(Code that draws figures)
↓↓↓

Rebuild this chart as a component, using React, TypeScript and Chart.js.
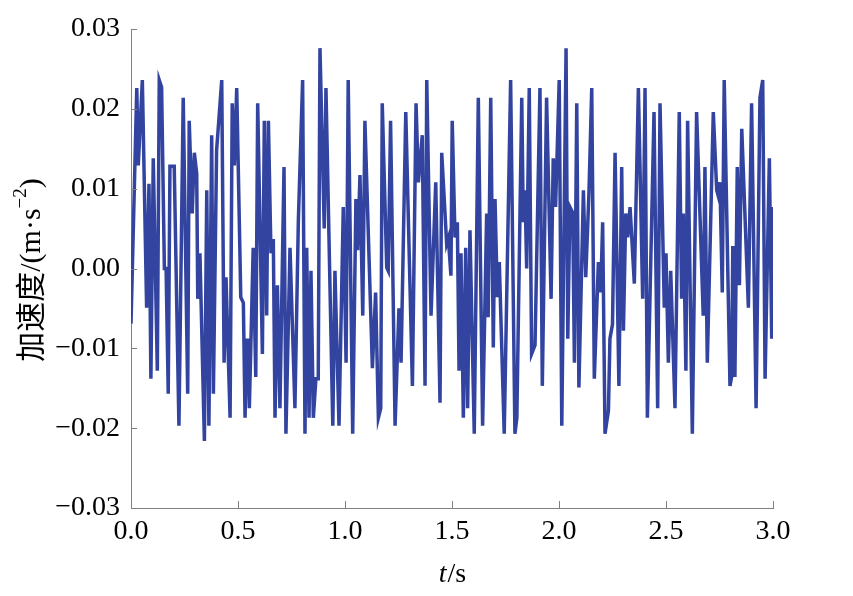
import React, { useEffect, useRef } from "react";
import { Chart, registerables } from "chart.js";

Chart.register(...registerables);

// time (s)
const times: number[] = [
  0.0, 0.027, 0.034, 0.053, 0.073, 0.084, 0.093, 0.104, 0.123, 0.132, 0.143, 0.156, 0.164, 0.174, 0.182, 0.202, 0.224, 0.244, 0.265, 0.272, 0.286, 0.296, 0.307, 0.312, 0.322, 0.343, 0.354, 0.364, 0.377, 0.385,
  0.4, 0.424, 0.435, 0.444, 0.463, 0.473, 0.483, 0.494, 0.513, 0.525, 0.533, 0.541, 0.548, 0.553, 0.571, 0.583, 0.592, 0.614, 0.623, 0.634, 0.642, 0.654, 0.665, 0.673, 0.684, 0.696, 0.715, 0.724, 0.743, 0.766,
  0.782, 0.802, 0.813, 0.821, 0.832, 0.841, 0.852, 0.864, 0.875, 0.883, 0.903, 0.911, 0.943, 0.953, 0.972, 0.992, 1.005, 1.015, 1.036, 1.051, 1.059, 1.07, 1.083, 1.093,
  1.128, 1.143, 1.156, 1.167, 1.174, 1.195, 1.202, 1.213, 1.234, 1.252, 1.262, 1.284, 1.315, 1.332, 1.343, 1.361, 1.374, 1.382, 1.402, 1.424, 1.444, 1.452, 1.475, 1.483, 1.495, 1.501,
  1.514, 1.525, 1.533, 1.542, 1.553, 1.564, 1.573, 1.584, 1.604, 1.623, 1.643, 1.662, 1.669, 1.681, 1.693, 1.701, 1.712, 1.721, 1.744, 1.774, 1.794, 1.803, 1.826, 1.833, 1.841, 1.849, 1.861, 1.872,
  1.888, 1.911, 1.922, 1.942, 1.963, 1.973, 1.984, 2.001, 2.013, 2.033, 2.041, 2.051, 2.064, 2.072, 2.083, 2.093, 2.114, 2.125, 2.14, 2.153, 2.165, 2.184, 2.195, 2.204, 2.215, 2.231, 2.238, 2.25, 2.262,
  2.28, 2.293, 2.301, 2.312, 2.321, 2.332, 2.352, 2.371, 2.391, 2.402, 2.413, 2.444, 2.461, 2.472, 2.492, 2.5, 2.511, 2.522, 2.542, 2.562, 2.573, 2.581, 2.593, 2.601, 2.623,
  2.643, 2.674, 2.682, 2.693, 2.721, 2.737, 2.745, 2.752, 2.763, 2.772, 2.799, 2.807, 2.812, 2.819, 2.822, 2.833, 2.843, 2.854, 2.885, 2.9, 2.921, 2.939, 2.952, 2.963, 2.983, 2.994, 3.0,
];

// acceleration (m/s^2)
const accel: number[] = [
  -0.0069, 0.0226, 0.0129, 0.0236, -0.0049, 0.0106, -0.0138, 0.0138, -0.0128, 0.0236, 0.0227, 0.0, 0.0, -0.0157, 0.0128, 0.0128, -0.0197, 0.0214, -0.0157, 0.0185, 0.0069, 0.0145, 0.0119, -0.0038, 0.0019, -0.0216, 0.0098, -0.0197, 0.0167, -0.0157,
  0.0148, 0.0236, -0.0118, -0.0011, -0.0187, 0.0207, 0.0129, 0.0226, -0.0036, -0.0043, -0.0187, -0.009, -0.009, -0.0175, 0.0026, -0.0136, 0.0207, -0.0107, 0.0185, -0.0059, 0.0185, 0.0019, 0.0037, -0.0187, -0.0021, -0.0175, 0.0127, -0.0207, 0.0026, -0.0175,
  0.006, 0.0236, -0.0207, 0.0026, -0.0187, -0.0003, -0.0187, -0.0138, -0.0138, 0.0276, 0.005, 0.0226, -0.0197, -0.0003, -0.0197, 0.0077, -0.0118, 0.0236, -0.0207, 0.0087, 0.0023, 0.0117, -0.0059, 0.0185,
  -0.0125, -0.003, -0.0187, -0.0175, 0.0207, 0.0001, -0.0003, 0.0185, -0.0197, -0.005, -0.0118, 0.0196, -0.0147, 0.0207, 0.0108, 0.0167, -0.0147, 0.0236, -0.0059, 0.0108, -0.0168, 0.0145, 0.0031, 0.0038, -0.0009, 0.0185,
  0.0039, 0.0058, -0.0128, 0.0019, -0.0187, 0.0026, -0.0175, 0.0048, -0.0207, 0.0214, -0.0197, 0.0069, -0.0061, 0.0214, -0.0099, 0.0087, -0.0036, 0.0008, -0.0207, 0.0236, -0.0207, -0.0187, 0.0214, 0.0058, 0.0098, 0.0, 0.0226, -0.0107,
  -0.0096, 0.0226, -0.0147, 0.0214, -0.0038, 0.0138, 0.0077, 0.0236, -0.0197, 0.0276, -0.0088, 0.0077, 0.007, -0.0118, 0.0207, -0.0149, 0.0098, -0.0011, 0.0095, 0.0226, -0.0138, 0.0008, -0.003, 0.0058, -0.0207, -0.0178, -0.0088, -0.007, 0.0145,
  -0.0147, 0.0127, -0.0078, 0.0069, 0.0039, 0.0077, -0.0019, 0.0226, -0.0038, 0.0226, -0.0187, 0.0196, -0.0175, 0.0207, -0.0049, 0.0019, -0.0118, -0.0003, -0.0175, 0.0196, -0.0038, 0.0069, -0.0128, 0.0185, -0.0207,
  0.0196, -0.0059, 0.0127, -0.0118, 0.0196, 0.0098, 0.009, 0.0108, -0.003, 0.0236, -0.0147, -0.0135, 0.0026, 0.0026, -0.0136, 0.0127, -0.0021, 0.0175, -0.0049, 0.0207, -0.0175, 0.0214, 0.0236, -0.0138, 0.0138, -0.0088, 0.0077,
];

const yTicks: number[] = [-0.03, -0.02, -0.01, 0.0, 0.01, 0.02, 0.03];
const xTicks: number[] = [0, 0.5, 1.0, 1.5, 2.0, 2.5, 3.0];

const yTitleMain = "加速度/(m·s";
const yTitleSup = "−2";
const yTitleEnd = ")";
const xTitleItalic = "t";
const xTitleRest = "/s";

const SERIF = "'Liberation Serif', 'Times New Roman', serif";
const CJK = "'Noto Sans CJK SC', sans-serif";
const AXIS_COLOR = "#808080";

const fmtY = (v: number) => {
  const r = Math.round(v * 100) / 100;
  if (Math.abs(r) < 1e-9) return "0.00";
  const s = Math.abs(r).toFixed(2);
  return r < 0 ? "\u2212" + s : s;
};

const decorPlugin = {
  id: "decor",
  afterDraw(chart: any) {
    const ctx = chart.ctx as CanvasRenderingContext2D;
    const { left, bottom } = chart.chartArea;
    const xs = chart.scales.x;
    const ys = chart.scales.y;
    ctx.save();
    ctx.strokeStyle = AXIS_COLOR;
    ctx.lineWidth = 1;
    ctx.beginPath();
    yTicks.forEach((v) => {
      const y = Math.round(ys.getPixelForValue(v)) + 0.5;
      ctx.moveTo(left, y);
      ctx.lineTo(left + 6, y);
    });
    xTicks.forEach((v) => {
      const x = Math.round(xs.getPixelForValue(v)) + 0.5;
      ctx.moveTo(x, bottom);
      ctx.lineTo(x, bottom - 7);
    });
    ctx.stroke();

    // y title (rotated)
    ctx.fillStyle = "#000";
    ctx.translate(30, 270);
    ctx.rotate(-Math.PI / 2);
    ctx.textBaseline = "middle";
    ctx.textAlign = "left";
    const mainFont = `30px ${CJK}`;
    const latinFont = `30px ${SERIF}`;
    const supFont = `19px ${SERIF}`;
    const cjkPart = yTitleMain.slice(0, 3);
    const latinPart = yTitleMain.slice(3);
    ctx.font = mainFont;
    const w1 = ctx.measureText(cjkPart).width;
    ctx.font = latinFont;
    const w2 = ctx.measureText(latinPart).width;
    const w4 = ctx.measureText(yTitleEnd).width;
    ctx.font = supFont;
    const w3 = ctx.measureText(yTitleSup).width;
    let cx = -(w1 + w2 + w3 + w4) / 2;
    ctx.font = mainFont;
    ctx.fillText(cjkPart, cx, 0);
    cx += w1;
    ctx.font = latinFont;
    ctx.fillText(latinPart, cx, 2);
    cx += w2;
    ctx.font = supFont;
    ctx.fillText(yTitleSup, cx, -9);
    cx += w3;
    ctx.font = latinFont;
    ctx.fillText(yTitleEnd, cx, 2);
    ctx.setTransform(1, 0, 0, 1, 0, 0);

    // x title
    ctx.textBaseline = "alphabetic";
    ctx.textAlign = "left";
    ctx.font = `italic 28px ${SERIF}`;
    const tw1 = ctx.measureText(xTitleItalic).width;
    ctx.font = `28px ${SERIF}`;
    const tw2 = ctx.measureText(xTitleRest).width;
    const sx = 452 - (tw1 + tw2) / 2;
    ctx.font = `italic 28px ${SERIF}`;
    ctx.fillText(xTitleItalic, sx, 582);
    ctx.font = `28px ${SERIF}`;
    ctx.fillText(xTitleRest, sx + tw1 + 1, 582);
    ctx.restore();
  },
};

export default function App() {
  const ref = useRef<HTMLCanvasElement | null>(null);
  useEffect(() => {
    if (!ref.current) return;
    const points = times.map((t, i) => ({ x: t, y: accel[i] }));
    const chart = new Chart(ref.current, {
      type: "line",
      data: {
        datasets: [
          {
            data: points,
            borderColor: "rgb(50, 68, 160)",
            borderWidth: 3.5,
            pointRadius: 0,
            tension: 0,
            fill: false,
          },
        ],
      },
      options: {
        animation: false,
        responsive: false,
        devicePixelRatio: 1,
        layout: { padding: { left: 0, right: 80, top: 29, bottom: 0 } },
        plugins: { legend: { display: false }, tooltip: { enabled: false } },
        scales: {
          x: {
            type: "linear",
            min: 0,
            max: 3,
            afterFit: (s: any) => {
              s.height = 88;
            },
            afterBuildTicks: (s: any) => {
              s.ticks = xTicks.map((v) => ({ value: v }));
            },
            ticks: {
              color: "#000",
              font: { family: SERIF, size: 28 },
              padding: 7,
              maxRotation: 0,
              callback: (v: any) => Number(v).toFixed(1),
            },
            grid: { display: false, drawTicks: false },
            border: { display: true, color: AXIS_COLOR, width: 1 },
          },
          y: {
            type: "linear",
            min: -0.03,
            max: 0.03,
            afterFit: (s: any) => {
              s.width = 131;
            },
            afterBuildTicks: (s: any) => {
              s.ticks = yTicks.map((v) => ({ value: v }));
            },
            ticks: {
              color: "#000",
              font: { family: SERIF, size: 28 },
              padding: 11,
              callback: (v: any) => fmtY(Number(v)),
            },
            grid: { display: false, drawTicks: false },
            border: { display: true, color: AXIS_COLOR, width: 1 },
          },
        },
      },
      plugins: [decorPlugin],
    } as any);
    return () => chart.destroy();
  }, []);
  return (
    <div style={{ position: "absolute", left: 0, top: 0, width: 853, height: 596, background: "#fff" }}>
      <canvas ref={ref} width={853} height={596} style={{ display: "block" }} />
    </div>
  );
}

↑↑↑
↓↓↓

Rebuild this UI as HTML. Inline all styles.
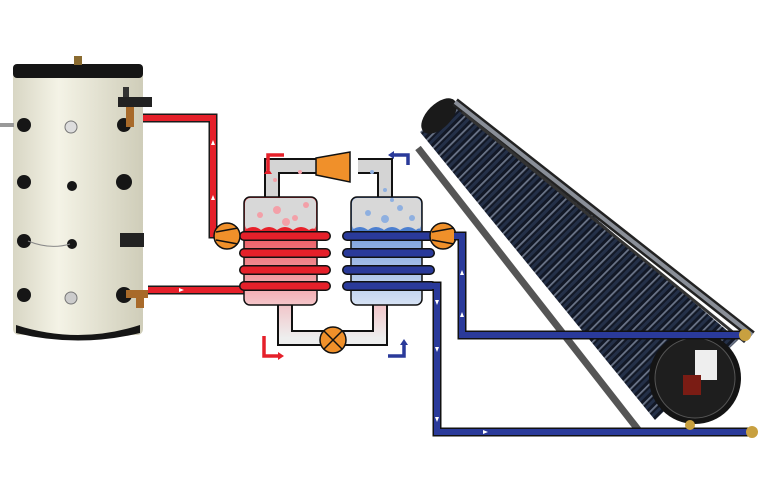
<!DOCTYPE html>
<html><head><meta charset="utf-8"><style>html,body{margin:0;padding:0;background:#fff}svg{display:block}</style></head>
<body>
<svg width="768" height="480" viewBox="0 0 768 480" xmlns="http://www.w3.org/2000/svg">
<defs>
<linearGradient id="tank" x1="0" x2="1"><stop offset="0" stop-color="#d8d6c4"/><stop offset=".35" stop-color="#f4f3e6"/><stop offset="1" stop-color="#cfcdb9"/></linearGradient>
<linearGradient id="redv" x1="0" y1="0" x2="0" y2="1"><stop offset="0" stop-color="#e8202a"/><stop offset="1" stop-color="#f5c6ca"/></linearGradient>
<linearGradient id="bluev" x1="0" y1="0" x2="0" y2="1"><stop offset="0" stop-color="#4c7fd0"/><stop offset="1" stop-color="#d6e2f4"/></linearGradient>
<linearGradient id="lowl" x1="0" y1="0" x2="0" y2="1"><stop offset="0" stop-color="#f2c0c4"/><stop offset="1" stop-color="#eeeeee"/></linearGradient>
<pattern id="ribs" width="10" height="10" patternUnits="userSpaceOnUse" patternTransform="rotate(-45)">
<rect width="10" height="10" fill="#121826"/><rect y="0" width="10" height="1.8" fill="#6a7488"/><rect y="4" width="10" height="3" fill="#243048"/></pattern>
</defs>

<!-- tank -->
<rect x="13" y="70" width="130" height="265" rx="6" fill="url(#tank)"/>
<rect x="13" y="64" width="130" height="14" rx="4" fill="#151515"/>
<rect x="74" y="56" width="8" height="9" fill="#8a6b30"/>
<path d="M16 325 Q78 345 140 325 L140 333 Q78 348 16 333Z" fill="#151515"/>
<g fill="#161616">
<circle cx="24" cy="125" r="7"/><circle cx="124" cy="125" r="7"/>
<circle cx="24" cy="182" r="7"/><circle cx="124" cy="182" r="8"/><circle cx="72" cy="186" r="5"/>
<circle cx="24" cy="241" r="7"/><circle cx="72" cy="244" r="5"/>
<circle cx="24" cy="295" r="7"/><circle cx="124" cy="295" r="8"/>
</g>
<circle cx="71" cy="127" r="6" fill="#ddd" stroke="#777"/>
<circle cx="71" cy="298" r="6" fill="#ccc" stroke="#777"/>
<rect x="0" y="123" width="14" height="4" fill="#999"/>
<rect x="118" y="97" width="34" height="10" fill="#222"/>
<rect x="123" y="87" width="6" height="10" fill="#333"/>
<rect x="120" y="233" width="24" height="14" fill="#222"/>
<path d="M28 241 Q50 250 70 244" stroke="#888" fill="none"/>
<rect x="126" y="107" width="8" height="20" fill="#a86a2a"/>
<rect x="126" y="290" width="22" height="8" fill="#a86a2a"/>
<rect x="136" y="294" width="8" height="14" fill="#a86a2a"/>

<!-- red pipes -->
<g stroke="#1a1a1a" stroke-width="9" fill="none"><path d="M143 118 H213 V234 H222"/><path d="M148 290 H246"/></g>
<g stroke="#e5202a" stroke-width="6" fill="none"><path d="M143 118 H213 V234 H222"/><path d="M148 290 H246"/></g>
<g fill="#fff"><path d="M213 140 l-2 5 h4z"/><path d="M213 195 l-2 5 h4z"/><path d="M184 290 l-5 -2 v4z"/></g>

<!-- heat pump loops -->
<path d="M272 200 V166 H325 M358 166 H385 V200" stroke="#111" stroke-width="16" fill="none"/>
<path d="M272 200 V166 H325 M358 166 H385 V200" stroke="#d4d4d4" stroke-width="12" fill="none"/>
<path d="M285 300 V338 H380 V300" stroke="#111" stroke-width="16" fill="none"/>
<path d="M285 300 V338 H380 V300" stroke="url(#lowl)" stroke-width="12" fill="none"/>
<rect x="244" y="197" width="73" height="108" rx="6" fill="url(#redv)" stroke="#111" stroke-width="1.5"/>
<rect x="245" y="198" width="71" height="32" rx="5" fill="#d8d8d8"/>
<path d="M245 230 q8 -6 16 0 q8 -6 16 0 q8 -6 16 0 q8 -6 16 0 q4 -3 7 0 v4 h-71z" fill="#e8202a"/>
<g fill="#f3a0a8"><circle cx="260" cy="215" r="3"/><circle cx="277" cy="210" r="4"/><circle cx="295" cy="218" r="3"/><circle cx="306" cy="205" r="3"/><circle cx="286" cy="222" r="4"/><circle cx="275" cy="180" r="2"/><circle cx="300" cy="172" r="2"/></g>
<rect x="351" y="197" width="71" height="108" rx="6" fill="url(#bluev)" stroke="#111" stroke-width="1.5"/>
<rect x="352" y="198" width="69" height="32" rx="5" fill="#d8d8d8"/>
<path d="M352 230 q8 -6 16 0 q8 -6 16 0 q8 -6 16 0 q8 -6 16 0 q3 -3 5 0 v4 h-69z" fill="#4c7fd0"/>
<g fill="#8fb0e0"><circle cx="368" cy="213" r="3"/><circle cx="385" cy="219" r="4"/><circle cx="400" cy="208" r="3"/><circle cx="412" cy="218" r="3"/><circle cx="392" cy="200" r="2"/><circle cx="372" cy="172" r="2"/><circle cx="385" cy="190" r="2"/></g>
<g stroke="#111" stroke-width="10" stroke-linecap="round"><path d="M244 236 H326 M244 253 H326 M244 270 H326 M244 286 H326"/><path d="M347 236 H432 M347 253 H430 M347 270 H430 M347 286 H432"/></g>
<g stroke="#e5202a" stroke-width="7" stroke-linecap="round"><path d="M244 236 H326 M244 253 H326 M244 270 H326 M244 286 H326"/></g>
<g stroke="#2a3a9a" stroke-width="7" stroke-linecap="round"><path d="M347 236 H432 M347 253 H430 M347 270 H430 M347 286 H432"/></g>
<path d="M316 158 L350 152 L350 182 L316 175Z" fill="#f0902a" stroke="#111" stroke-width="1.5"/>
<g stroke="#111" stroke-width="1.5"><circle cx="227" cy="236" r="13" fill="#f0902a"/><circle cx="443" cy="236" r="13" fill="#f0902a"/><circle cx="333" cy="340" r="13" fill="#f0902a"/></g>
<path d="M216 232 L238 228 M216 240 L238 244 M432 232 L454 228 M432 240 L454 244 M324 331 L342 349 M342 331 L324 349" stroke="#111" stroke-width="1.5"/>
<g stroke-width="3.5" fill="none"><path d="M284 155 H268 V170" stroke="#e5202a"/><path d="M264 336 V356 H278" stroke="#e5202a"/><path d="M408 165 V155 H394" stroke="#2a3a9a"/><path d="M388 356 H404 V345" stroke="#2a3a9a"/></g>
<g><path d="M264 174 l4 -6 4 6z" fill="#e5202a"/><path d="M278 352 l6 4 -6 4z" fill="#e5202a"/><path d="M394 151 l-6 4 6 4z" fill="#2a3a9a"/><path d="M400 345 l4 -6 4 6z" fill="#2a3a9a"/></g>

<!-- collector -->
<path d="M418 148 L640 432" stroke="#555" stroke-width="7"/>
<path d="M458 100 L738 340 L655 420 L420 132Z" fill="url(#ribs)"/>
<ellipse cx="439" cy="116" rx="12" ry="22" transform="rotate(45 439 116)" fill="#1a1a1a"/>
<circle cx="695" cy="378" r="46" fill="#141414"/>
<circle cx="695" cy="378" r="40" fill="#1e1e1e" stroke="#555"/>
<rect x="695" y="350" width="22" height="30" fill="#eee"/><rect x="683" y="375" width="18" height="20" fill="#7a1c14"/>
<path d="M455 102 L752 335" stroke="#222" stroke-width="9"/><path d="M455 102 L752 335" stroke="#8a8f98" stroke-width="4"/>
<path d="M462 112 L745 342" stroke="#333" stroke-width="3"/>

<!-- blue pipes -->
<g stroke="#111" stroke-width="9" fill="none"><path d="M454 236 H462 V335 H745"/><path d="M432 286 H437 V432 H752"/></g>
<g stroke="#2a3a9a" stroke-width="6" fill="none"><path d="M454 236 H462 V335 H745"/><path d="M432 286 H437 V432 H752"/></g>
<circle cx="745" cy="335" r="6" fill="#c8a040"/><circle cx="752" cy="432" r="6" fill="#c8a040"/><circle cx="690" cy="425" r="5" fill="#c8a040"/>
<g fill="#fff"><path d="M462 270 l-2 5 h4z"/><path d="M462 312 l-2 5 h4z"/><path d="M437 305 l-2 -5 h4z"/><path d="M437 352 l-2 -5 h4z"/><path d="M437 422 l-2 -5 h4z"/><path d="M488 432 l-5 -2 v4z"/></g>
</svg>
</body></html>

↑↑↑

Pick out the part that begins with the line containing "Rebuild this chart" and finishes with the line containing "Chart.register(...registerables);", both included. Restate it exactly, without images.

* [SOLUTION]
Rebuild this chart as a component, using React, TypeScript and Chart.js.
import React, { useEffect, useRef } from "react";
import { Chart, registerables } from "chart.js";

Chart.register(...registerables);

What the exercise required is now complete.